Title: BPCE Maintains Steady Net Results Amidst Challenges in Retail Banking Performance

BPCE reported stable net income of 925 million euros for Q3, driven by strong global sector performance, despite a decline in the Banque Populaire network. The group’s net banking income rose 8% to 5.9 billion euros. While the proximity banking division held steady, retail banking showed mixed results. BPCE plans to acquire Société Générale’s equipment financing division and aims for around 5 billion euros in net income by 2026. Concerns over regulatory differences with the U.S. were also noted.

BPCE Reports Stable Net Income Amid Mixed Banking Performance

On Wednesday, the BPCE banking group announced that its net income for the third quarter remained almost unchanged, thanks to robust performance in its global sectors, which helped counterbalance the weaker results from the Banque Populaire network. The group achieved a net profit of 925 million euros from July to September, reflecting a modest increase of 1%. Additionally, their net banking income (NBI) reached 5.9 billion euros, marking an impressive year-on-year growth of 8%. BPCE’s CEO, Nicolas Namias, highlighted this rebound in financial performance during a discussion with AFP.

Performance Breakdown and Future Prospects

The proximity banking and insurance division maintained a steady net income of 785 million euros year-on-year, with NBI rising by 4.3% to 3.87 billion euros. The retail banking networks exhibited contrasting outcomes: while the savings banks enjoyed an 11% rise in net profit, the Banque Populaire experienced a 19% decline, largely due to increased risk costs related to potential loan defaults. This situation was particularly evident in the real estate and retail sectors, especially textiles and furniture, as detailed by Mr. Namias. On a positive note, the retail banking sector saw an increase of over 130,000 customers.

The “Global financial services” division, which encompasses the global operations of Natixis bank, reported a net profit of 366 million euros, a 7% increase, with NBI approaching 2 billion euros (+12%). However, the group also faced a loss of 226 million euros from activities outside its core businesses, which was not specified. Additionally, BPCE announced the upcoming resignation of Natixis CEO Stéphanie Paix for health-related reasons, with her successor, Mohamed Kallala, set to take over on January 1, alongside Philippe Setbon, who leads asset management operations.

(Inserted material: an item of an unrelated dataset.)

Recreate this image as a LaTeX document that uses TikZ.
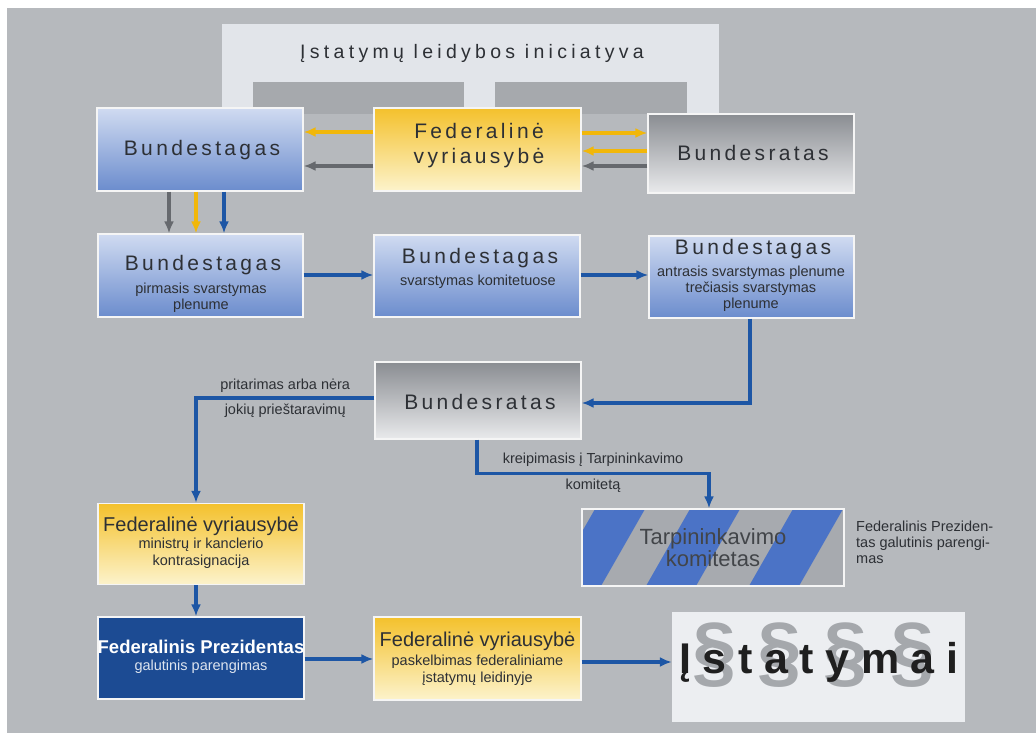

Moreover, BPCE is preparing to acquire the equipment financing activities from Société Générale, valued at 1.1 billion euros. This acquisition marks the largest in the group’s history and is expected to close in the first quarter of 2025, aligning with a strategic plan aimed at 2030. Despite the previous target of achieving at least 5 billion euros in net income by 2024 being unattainable, BPCE is now projecting a goal of “around” 5 billion euros in net income by 2026.

In a press conference, Mr. Namias addressed Donald Trump’s presidential victory in the U.S., indicating that the group’s operations across the Atlantic are poised to enter a “growth cycle.” BPCE has a significant presence in the United States through Natixis, particularly in large corporate dealings and asset management. He cautioned that Europe must remain vigilant regarding regulatory and supervisory disparities between the two regions, urging not to be “naive” about these differences.